His name will also be higher up the alphabetised ballot paper next Friday.

Michael is eager to shake hands and meet as many people as possible.

"I met you already in the hairdressers last week," one woman tells him.

"Well, my father always said that you have not canvassed properly until you have met a person three times: once at home, once at work and once out," comes the reply.

Then, it is back towards Killarney for a funeral before trekking north again for a public meeting in Listowel.

"This car is more clapped out than I am," coughs Michael, who is powering his way through a cold.

The odometer reads 428,000km, despite it being just over five years old. The exhaust is loud, the suspension needs a little TLC and there are phone numbers scrawled on the upholstery, when matters handled over the phone deemed themselves too urgent for a piece of paper to be sought out.

Michael and Danny may have different approaches, but both sing from the same hymn sheet.

They have a (probably) rehearsed answer to the question of a Healy-Rae alliance propping up the next government, like their father in 1997, when he struck a deal with Bertie Ahern to fill the parish pump in Kilgarvan.

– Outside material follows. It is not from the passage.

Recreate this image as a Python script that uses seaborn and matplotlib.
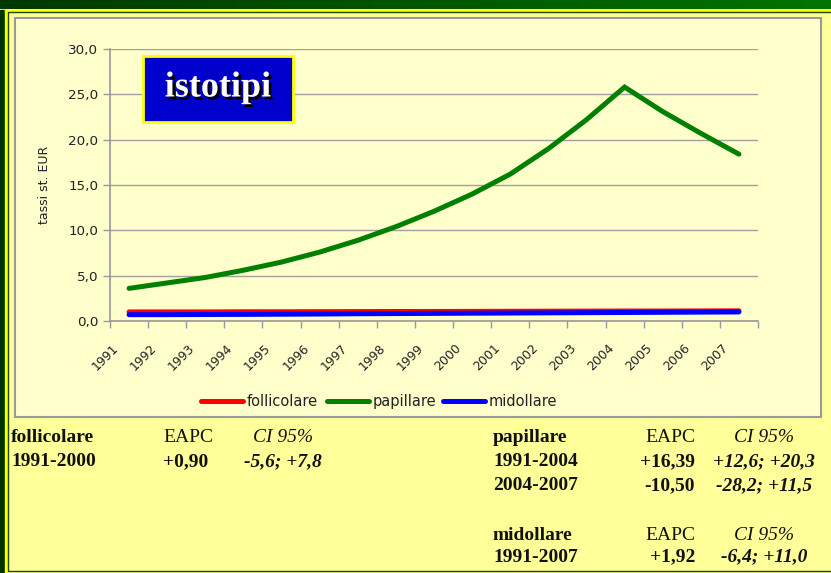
import matplotlib.pyplot as plt
import matplotlib as mpl
import matplotlib.patheffects as pe
import numpy as np
import pandas as pd
import seaborn as sns

# ---- data ----
anni = list(range(1991, 2008))
follicolare = [1.0, 1.0, 1.0, 1.02, 1.02, 1.03, 1.04, 1.05, 1.05, 1.06, 1.07, 1.08, 1.09, 1.1, 1.1, 1.11, 1.12]
papillare = [3.6, 4.2, 4.8, 5.6, 6.5, 7.6, 8.9, 10.4, 12.1, 14.0, 16.2, 19.0, 22.2, 25.8, 23.1, 20.7, 18.4]
midollare = [0.7, 0.7, 0.72, 0.73, 0.75, 0.77, 0.8, 0.82, 0.84, 0.86, 0.88, 0.9, 0.92, 0.94, 0.96, 0.98, 1.0]
serie = ['follicolare', 'papillare', 'midollare']
colori = ['#FF0000', '#008000', '#0000FF']

eapc_foll = [('1991-2000', '+0,90', '-5,6; +7,8')]
eapc_pap = [('1991-2004', '+16,39', '+12,6; +20,3'), ('2004-2007', '-10,50', '-28,2; +11,5')]
eapc_mid = [('1991-2007', '+1,92', '-6,4; +11,0')]

df = pd.DataFrame({'anno': anni * 3,
                   'tasso': follicolare + papillare + midollare,
                   'istotipo': sum([[s] * len(anni) for s in serie], [])})

W, H = 831, 573
def fx(x):
    return x / W
def fy(y):
    return 1 - y / H

fig = plt.figure(figsize=(W / 100, H / 100), dpi=100)
fig.patch.set_facecolor('#FFFF99')

# ---- slide frame ----
grad = fig.add_axes([0, fy(9.5), 1, 9.5 / H])
grad.imshow(np.linspace(0, 1, 256)[None, :], aspect='auto',
            cmap=mpl.colors.LinearSegmentedColormap.from_list('g', ['#003800', '#007400']))
grad.axis('off')
fig.patches.append(mpl.patches.Rectangle((0, 0), fx(5), fy(9.5), transform=fig.transFigure,
                                         color='#003300', zorder=0))
fig.patches.append(mpl.patches.Rectangle((fx(5), 0), fx(2.5), fy(9.5), transform=fig.transFigure,
                                         color='#FFFF00', zorder=0))
fig.patches.append(mpl.patches.Rectangle((fx(5), fy(11.5)), 1, 2 / H, transform=fig.transFigure,
                                         color='#FFFF00', zorder=0))
fig.patches.append(mpl.patches.Rectangle((fx(7.5), fy(570.5)), 1, (570.5 - 11.5) / H,
                                         transform=fig.transFigure, facecolor='none',
                                         edgecolor='#1E4A00', lw=1, zorder=1))
# chart area
fig.patches.append(mpl.patches.Rectangle((fx(15), fy(417)), fx(821) - fx(15), (417 - 18) / H,
                                         transform=fig.transFigure, facecolor='#FFFFCC',
                                         edgecolor='#999999', lw=1.5, zorder=1))

# ---- line chart ----
ax = fig.add_axes([fx(110), fy(321), fx(758) - fx(110), (321 - 49) / H])
ax.set_zorder(3)
ax.set_facecolor('none')
sns.lineplot(data=df, x='anno', y='tasso', hue='istotipo', hue_order=serie,
             palette=colori, lw=3.6, ax=ax, legend=False, zorder=3)
for ln in ax.lines:
    ln.set_solid_joinstyle('miter')
    ln.set_solid_capstyle('round')

ax.set_xlim(anni[0] - 0.5, anni[-1] + 0.5)
ax.set_ylim(0, 30)
ax.set_yticks(np.arange(0, 31, 5))
ax.yaxis.set_major_formatter(mpl.ticker.FuncFormatter(lambda v, p: f'{v:.1f}'.replace('.', ',')))
# labels sit a little left of the category centre, as in Excel
ax.set_xticks([a - 0.45 for a in anni], [str(a) for a in anni],
              rotation=45, ha='right', rotation_mode='anchor')
ax.set_xticks(np.arange(anni[0] - 0.5, anni[-1] + 1, 1), minor=True)
ax.tick_params(axis='x', which='major', length=0, pad=15, labelsize=9, labelcolor='#222222')
ax.tick_params(axis='x', which='minor', length=5, color='#999999', width=1)
ax.tick_params(axis='y', length=5, color='#999999', width=1, labelsize=9.7, labelcolor='#222222')
ax.yaxis.grid(True, color='#A0A0A0', lw=1)
ax.set_axisbelow(True)
for s in ['top', 'right']:
    ax.spines[s].set_visible(False)
for s in ['left', 'bottom']:
    ax.spines[s].set_color('#999999')
    ax.spines[s].set_linewidth(1.2)
ax.set_xlabel('')
ax.set_ylabel('')
fig.text(fx(44), fy(185), 'tassi st. EUR', rotation=90, ha='center', va='center',
         fontsize=9, color='#222222')

# legend: one entry per box so the labels sit on the same line
for c, nome, x0 in zip(colori, serie, [201, 327, 443]):
    h = mpl.lines.Line2D([], [], color=c, lw=3.6, solid_capstyle='round')
    fig.legend([h], [nome], loc='upper left', bbox_to_anchor=(fx(x0), fy(394)),
               frameon=False, fontsize=10.5, handlelength=2.9, handletextpad=0.25,
               borderpad=0, borderaxespad=0, labelcolor='#222222')

# ---- title box ----
fig.patches.append(mpl.patches.Rectangle((fx(143), fy(122)), fx(293) - fx(143), (122 - 56) / H,
                                         transform=fig.transFigure, facecolor='#0000CC',
                                         edgecolor='#FFFF00', lw=2, zorder=5))
fig.text(fx(218), fy(88), 'istotipi', ha='center', va='center', fontsize=26,
         family='Liberation Serif', weight='bold', color='white', zorder=6,
         path_effects=[pe.withSimplePatchShadow(offset=(2, -2), shadow_rgbFace='black', alpha=1)])

# ---- EAPC tables ----
serif = 'Liberation Serif'
fs = 14
def riga(x, y, s, ha='left', style='normal', weight='bold'):
    fig.text(fx(x), fy(y), s, ha=ha, va='center', fontsize=fs, family=serif,
             style=style, weight=weight, color='#111111')

riga(11, 438, 'follicolare')
riga(163, 438, 'EAPC', weight='normal')
riga(283, 438, 'CI 95%', ha='center', style='italic', weight='normal')
for i, (per, val, ci) in enumerate(eapc_foll):
    riga(11, 462 + 24 * i, per)
    riga(163, 462 + 24 * i, val)
    riga(283, 462 + 24 * i, ci, ha='center', style='italic')

for y0, nome, rows in [(438, 'papillare', eapc_pap), (535, 'midollare', eapc_mid)]:
    riga(493, y0, nome)
    riga(695, y0, 'EAPC', ha='right', weight='normal')
    riga(764, y0, 'CI 95%', ha='center', style='italic', weight='normal')
    for i, (per, val, ci) in enumerate(rows):
        y = y0 + 24 * (i + 1) - (2 if nome == 'midollare' else 0)
        riga(493, y, per)
        riga(695, y, val, ha='right')
        riga(764, y, ci, ha='center', style='italic')

fig.savefig('out.png', dpi=100, facecolor=fig.get_facecolor())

"I'll do whatever is best for the people of Kerry," both told the Irish Independent.

However, it is Michael's worry at the prospect of there being no Healy-Rae in the next Dáil that is most striking. "We have issued a map that we hope will help people, but I am very reliant on North, West and South Kerry. A heavily populated area where we had a lot of support is now with Danny.

"This is an enormous challenge trying to get two seats.

"I am genuinely worried myself, because what could be the outcome of this is that I could lose myself.

"It takes strict vote management and in the time that is left, we must get that message across."